Monday, March 19, 2012

Best Flexible Molds has a new YouTube Channel!

Check out the videos making and molding oval faux Turquoise (shown right) on our new Best Flexible Mold's YouTube Channel.

I did not know it, but if you put up your multiple videos, a series on one theme in order, eg. video 1, video 2, video 3 etc. the first one uploaded will be at the bottom of the list when viewed! Seems like I learn something new every day. :-)

So, to view molding the oval faux Turquoise cabochon from start to finish, begin with Polymer Clay Faux Turquoise Cabochon-I- Molding and go up from there.

I continue to make videos of cabochons made using the new mold PJ046 Deep Cabochons and upload them.

The video for the square cabochon shown left is a sanding how-to that is three-fold.

  1. Identifying the types of sanding paper/sponges that I mainly use.
  2. How to wet-sand faux turquoise to remove the black paint used to coat the tiny bits that, when pressed together to make up the turquoise.
  3. How to wet-sand to remove a coating of black paint that may be used to fill any voids between the tiny bits that form the faux turquoise.

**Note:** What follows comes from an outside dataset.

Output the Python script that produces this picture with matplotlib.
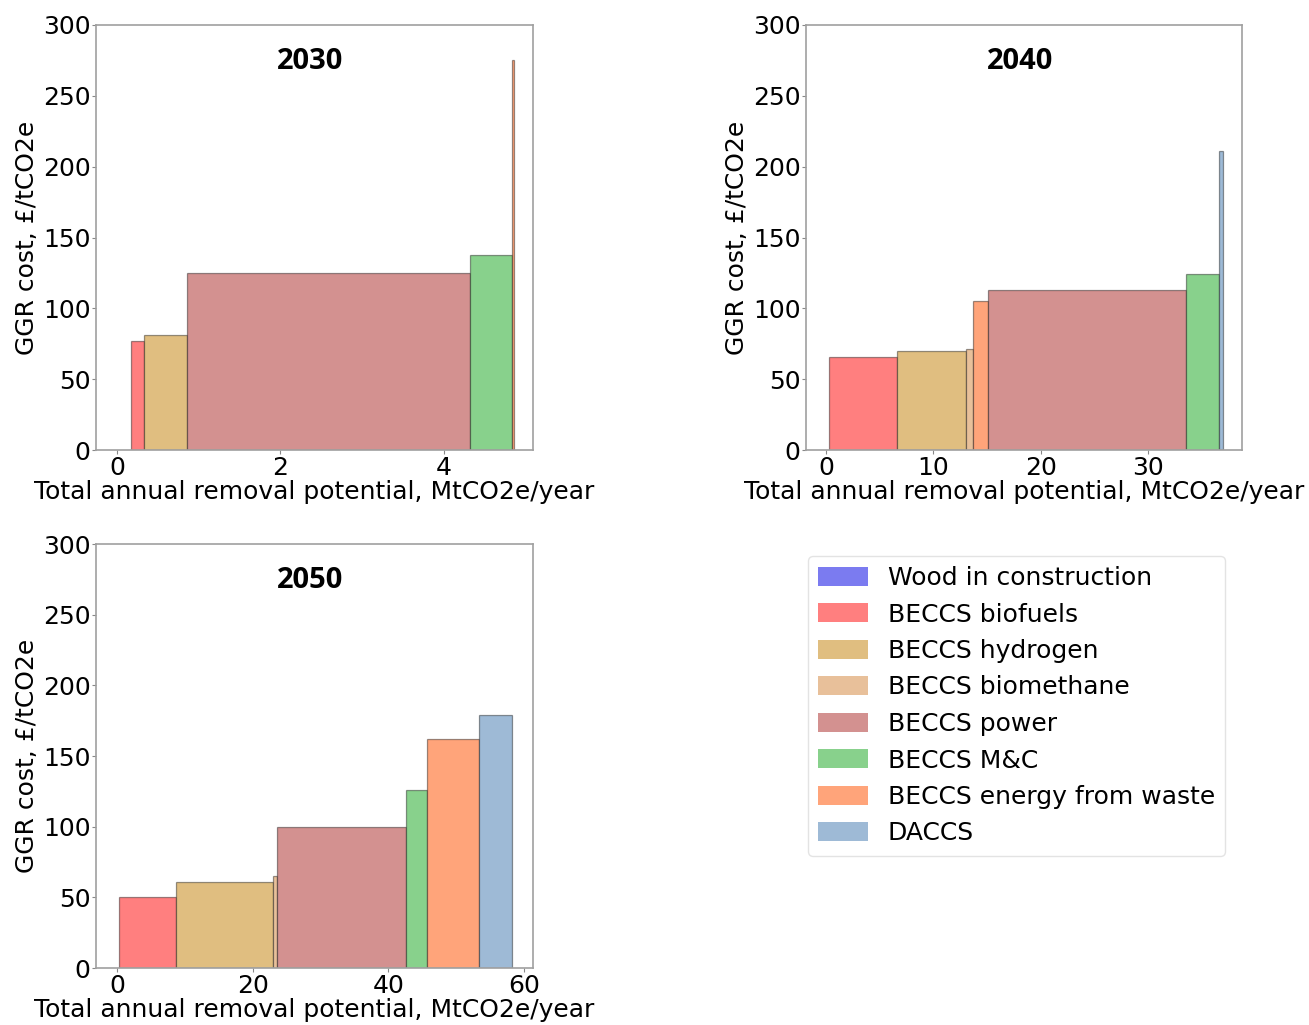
import matplotlib
matplotlib.use('Agg')
import matplotlib.pyplot as plt
from matplotlib.patches import Patch

categories = ['Wood in construction', 'BECCS biofuels', 'BECCS hydrogen',
              'BECCS biomethane', 'BECCS power', 'BECCS M&C',
              'BECCS energy from waste', 'DACCS']
colours = ['#7b7bf0', '#ff7f7f', '#e0be80', '#e8c09a', '#d39190',
           '#88d18c', '#ffa47a', '#9ebad6']

# each year: technology, start of step, end of step, cost
tech_2030 = ['BECCS biofuels', 'BECCS hydrogen', 'BECCS power', 'BECCS M&C',
             'BECCS energy from waste']
start_2030 = [0.17, 0.335, 0.86, 4.32, 4.836]
end_2030 = [0.335, 0.86, 4.32, 4.836, 4.862]
cost_2030 = [77, 81, 125, 138, 275]

tech_2040 = ['BECCS biofuels', 'BECCS hydrogen', 'BECCS biomethane',
             'BECCS energy from waste', 'BECCS power', 'BECCS M&C', 'DACCS']
start_2040 = [0.3, 6.6, 13.05, 13.67, 15.1, 33.55, 36.63]
end_2040 = [6.6, 13.05, 13.67, 15.1, 33.55, 36.63, 36.97]
cost_2040 = [66, 70, 71, 105, 113, 124, 211]

tech_2050 = ['BECCS biofuels', 'BECCS hydrogen', 'BECCS biomethane',
             'BECCS power', 'BECCS M&C', 'BECCS energy from waste', 'DACCS']
start_2050 = [0.3, 8.65, 22.97, 23.6, 42.66, 45.75, 53.35]
end_2050 = [8.65, 22.97, 23.6, 42.66, 45.75, 53.35, 58.27]
cost_2050 = [50, 61, 65, 100, 126, 162, 179]

years = ['2030', '2040', '2050']
W, H = 1309, 1025
FS = 18


def px_axes(fig, left, top, right, bottom):
    return fig.add_axes([left / W, 1 - bottom / H, (right - left) / W, (bottom - top) / H])


def draw_curve(ax, title, techs, starts, ends, costs, xlim, xticks):
    colour_of = dict(zip(categories, colours))
    widths = [e - s for s, e in zip(starts, ends)]
    ax.bar(starts, costs, width=widths, align='edge',
           color=[colour_of[t] for t in techs],
           edgecolor=(0, 0, 0, 0.4), linewidth=0.9)
    ax.set_xlim(*xlim)
    ax.set_ylim(0, 300)
    ax.set_xticks(xticks)
    ax.set_yticks(range(0, 301, 50))
    ax.tick_params(labelsize=FS, length=3, color='#888888', pad=1)
    for s in ax.spines.values():
        s.set_color('#a0a0a0')
        s.set_linewidth(1.2)
    ax.set_xlabel('Total annual removal potential, MtCO2e/year', fontsize=FS, labelpad=0)
    ax.set_ylabel('GGR cost, £/tCO2e', fontsize=FS, labelpad=3)
    ax.text(0.49, 0.915, title, transform=ax.transAxes, ha='center', va='center',
            fontsize=21, fontweight='bold', family='Open Sans')


fig = plt.figure(figsize=(W / 100, H / 100), dpi=100)

ax1 = px_axes(fig, 96, 25, 533, 450)
draw_curve(ax1, years[0], tech_2030, start_2030, end_2030, cost_2030, (-0.257, 5.09), [0, 2, 4])

ax2 = px_axes(fig, 806, 25, 1242, 450)
draw_curve(ax2, years[1], tech_2040, start_2040, end_2040, cost_2040, (-1.86, 38.77), [0, 10, 20, 30])

ax3 = px_axes(fig, 96, 544, 533, 968)
draw_curve(ax3, years[2], tech_2050, start_2050, end_2050, cost_2050, (-3.09, 61.3), [0, 20, 40, 60])

handles = [Patch(facecolor=c, edgecolor='none') for c in colours]
fig.legend(handles, categories, loc='upper left',
           bbox_to_anchor=(808 / W, 1 - 556 / H), borderaxespad=0, fontsize=FS,
           frameon=True, edgecolor='#dddddd', handlelength=2.0, handleheight=0.8,
           labelspacing=0.5, borderpad=0.4, handletextpad=0.8)

fig.savefig('out.png', dpi=100)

With faux turquoise the tighter you press the clay into the mold, the tighter the lines will be between the bits of clay. These tight joins do not leave any voids. See the closeup right showing the tight lines with no voids.

However, when the bits of clay are pressed into the mold less firmly it will leave voids as the two rings on this page show. To fill the voids, the cabochon will be painted with heavy body acrylic (tube) black paint after it is baked and cooled. The heavy body acrylic paint will fill the voids between the bits of clay.

Either way, thin or thicker lines, both are lovely and have a beauty all their own.

After baking, cooling and the paint is dry it will need to be sanded from the surface to reveal the wonderful faux turquoise. To make this easy to do at my work table I spritz water into a shallow plastic dish. The 'dish' in the video is from a frozen entree. I cut the sides away leaving a 1/2 to 1 inch edge sticking up. I work in this little 'tray' with small pieces of wet-dry sand paper and water from a spritzer.

The sanding was done in real time so you can tell that it does not take a great deal of time to remove the paint from the outside of the cabochon.

After sanding, you can continue to sand using finer and finer sandpaper and buff to a shine or you can varnish the cabochon. I chose to varnish the cab using Min-Wax Polycrylic varnish. Sometimes I use Future floor wax instead of the varnish. But, which ever I use, after applying two to three coats allowing drying time in between, I'll reheat the bead/cabochon to 215° F for about 15 minutes.